'''

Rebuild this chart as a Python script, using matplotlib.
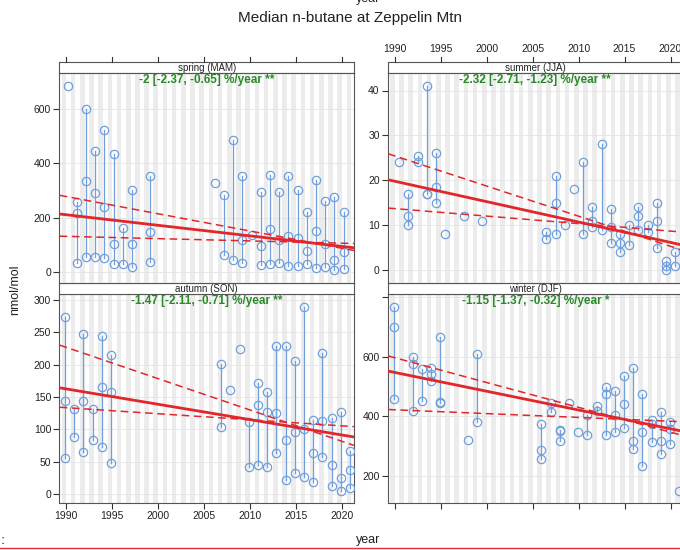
import numpy as np
import matplotlib.pyplot as plt
from matplotlib.lines import Line2D

plt.rcParams['font.family'] = ['Liberation Sans', 'DejaVu Sans']

# monthly medians, grouped by year for each season (nmol/mol)
spring_years = [1990, 1991, 1992, 1993, 1994, 1995, 1996, 1997, 1999, 2006, 2007, 2008,
                2009, 2010, 2011, 2012, 2013, 2014, 2015, 2016, 2017, 2018, 2019, 2020]
spring_vals = [[686], [256, 218, 31], [600, 336, 55], [447, 292, 54], [525, 240, 51],
               [435, 101, 27], [163, 27], [301, 103, 18], [355, 147, 37], [326], [285, 63],
               [485, 43], [355, 116, 32], [135], [293, 95, 23], [358, 159, 28], [296, 116, 31],
               [352, 132, 21], [303, 124, 21], [222, 76, 30], [338, 150, 15], [260, 101, 17],
               [277, 44, 6], [222, 73, 10]]

summer_years = [1990, 1991, 1992, 1993, 1994, 1995, 1997, 1999, 2006, 2007, 2008, 2009,
                2010, 2011, 2012, 2013, 2014, 2015, 2016, 2017, 2018, 2019, 2020]
summer_vals = [[24], [17, 12, 10], [25.5, 24], [41, 17, 17], [26, 18.5, 15], [8], [12], [11],
               [8.5, 7], [21, 15, 8], [10], [18], [24, 8], [14, 11, 9.5], [28, 9],
               [13.5, 9.5, 6], [8, 6, 4], [10, 5.5], [14, 12, 9], [10, 8.5], [15, 11, 5],
               [2, 1, 0], [4, 1]]

autumn_years = [1989, 1990, 1991, 1992, 1993, 1994, 2006, 2007, 2008, 2009, 2010, 2011,
                2012, 2013, 2014, 2015, 2016, 2017, 2018, 2019, 2020]
autumn_vals = [[274, 144, 56], [131, 88], [247, 143, 65], [132, 84], [244, 166, 72],
               [215, 157, 48], [201, 103], [160], [224], [111, 41], [171, 138, 45],
               [157, 126, 41], [229, 125, 64], [229, 83, 21], [206, 95, 32], [289, 100, 26],
               [115, 64, 19], [218, 113, 57], [117, 45, 12], [126, 25, 5], [66, 37, 9]]

winter_years = [1990, 1992, 1993, 1994, 1995, 1998, 1999, 2006, 2007, 2008, 2009, 2010,
                2011, 2012, 2013, 2014, 2015, 2016, 2017, 2018, 2019, 2020, 2021]
winter_vals = [[765, 700, 458], [597, 575, 417], [557, 450], [562, 540, 518], [667, 448, 443],
               [320], [608, 381], [375, 286, 257], [445, 415], [353, 350, 316], [445], [347],
               [403, 338], [434, 417], [496, 473, 338], [484, 403, 347], [534, 440, 359],
               [560, 316, 291], [473, 347, 233], [387, 372, 314], [415, 316, 272],
               [381, 356, 307], [148]]

# Theil-Sen trend and 95% interval, values at the two ends of the x range
trend_x = [1989.3, 2021.3]
spring_trend = [[213, 88], [282, 78], [131, 104]]
summer_trend = [[20.1, 5.55], [25.9, 4.4], [13.8, 8.45]]
autumn_trend = [[164, 88], [230, 75], [134, 104]]
winter_trend = [[551, 349], [602, 335], [422, 381]]

labels = ['-2 [-2.37, -0.65] %/year **', '-2.32 [-2.71, -1.23] %/year **',
          '-1.47 [-2.11, -0.71] %/year **', '-1.15 [-1.37, -0.32] %/year *']
strips = ['spring (MAM)', 'summer (JJA)', 'autumn (SON)', 'winter (DJF)']

W, H = 680, 550
fig = plt.figure(figsize=(W / 100, H / 100), dpi=100)

blue = '#6f9fdc'
red = '#e3262a'
green = '#2a8a2a'
frame = '#555555'


def px_axes(x0, y0, x1, y1):
    return fig.add_axes([x0 / W, 1 - y1 / H, (x1 - x0) / W, (y1 - y0) / H])


def panel(box, years, vals, offset, trend, ylim, yticks, ylabels, strip, label,
          xtop=False, xbottom=False, xlabels=False):
    x0, y0, x1, y1 = box
    ax = px_axes(x0, y0, x1, y1)
    ax.set_xlim(1989.28, 2021.3)
    ax.set_ylim(*ylim)
    for yr in range(1988, 2023):
        ax.axvspan(yr + 0.5, yr + 1.0, color='#ececec', lw=0, zorder=0)
    for t in yticks:
        ax.axhline(t, color='#e4e4e4', lw=0.6, zorder=0.5)
    for yr, v in zip(years, vals):
        xs = [yr + offset] * len(v)
        ax.plot(xs, v, color=blue, lw=0.9, zorder=2)
        ax.plot(xs, v, 'o', mfc='none', mec=blue, ms=6, mew=0.9, zorder=3)
    ax.plot(trend_x, trend[0], color=red, lw=2, zorder=4)
    for t in trend[1:]:
        ax.plot(trend_x, t, color=red, lw=1.1, dashes=(5, 3), zorder=4)
    ax.text(0.5, 1 - 7 / (y1 - y0), label, transform=ax.transAxes, ha='center',
            va='center', color=green, fontweight='bold', fontsize=8.5)
    ax.set_yticks(yticks)
    ax.set_yticklabels(ylabels)
    ax.set_xticks([1990, 1995, 2000, 2005, 2010, 2015, 2020])
    ax.tick_params(axis='both', direction='out', length=4, width=0.8, color='#333333',
                   labelsize=7.5, labelcolor='#222222', pad=2)
    ax.tick_params(axis='x', top=xtop, bottom=xbottom, labeltop=xtop and xlabels,
                   labelbottom=xbottom and xlabels)
    for s in ax.spines.values():
        s.set_color(frame)
        s.set_linewidth(0.8)
    # strip
    sax = px_axes(x0, y0 - 11, x1, y0)
    sax.set_xticks([])
    sax.set_yticks([])
    sax.set_facecolor('white')
    for s in sax.spines.values():
        s.set_color(frame)
        s.set_linewidth(0.8)
    sax.text(0.5, 0.45, strip, ha='center', va='center', fontsize=7, color='#222222',
             transform=sax.transAxes)
    if xtop:
        ax.set_zorder(sax.get_zorder() + 1)
        ax.patch.set_alpha(0)
    return ax


LX0, LX1 = 59.5, 354
RX0, RX1 = 388, 682.5
TY0, TY1 = 73, 283
BY0, BY1 = 294, 503

a1 = panel((LX0, TY0, LX1, TY1), spring_years, spring_vals, 0.17, spring_trend,
           (-42, 734), [0, 200, 400, 600], ['0', '200', '400', '600'], strips[0], labels[0],
           xtop=True)
a2 = panel((RX0, TY0, RX1, TY1), summer_years, summer_vals, 0.5, summer_trend,
           (-2.9, 43.9), [0, 10, 20, 30, 40], ['0', '10', '20', '30', '40'], strips[1],
           labels[1], xtop=True, xlabels=True)
a3 = panel((LX0, BY0, LX1, BY1), autumn_years, autumn_vals, 0.87, autumn_trend,
           (-14, 309), [0, 50, 100, 150, 200, 250, 300],
           ['0', '50', '100', '150', '200', '250', '300'], strips[2], labels[2],
           xbottom=True, xlabels=True)
a4 = panel((RX0, BY0, RX1, BY1), winter_years, winter_vals, -0.05, winter_trend,
           (108, 810), [200, 400, 600, 800], ['200', '400', '600', ''], strips[3], labels[3],
           xbottom=True)

# top-axis ticks for the upper panels sit above the strip
for ax in (a1, a2):
    ax.tick_params(axis='x', which='both', pad=14)
    ax.xaxis.set_tick_params(length=0)
    for yr in [1990, 1995, 2000, 2005, 2010, 2015, 2020]:
        xf = ax.transData.transform((yr, 0))[0]
        xf = fig.transFigure.inverted().transform((xf, 0))[0]
        fig.add_artist(Line2D([xf, xf], [1 - 62 / H, 1 - 57 / H], color='#333333', lw=0.8))

fig.text(0.515, 1 - 18 / H, 'Median n-butane at Zeppelin Mtn', ha='center', va='center',
         fontsize=11, color='#222222')
fig.text(368 / W, 1 + 1 / H, 'year', ha='center', va='center', fontsize=9, color='#222222')
fig.text(368 / W, 1 - 540 / H, 'year', ha='center', va='center', fontsize=9, color='#222222')
fig.text(15 / W, 1 - 290 / H, 'nmol/mol', ha='center', va='center', rotation=90,
         fontsize=9, color='#222222')
fig.add_artist(Line2D([0, 1], [1 - 548 / H, 1 - 548 / H], color='#e03030', lw=1))
fig.text(3 / W, 1 - 541 / H, ':', ha='center', va='center', fontsize=9, color='#e03030',
         fontweight='bold')

fig.savefig('out.png', dpi=100)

'''

TASK OBJECTIVE: All lines above with "matplotlib" in them should be returned.

CORRECT ANSWER:
Rebuild this chart as a Python script, using matplotlib.
import matplotlib.pyplot as plt
from matplotlib.lines import Line2D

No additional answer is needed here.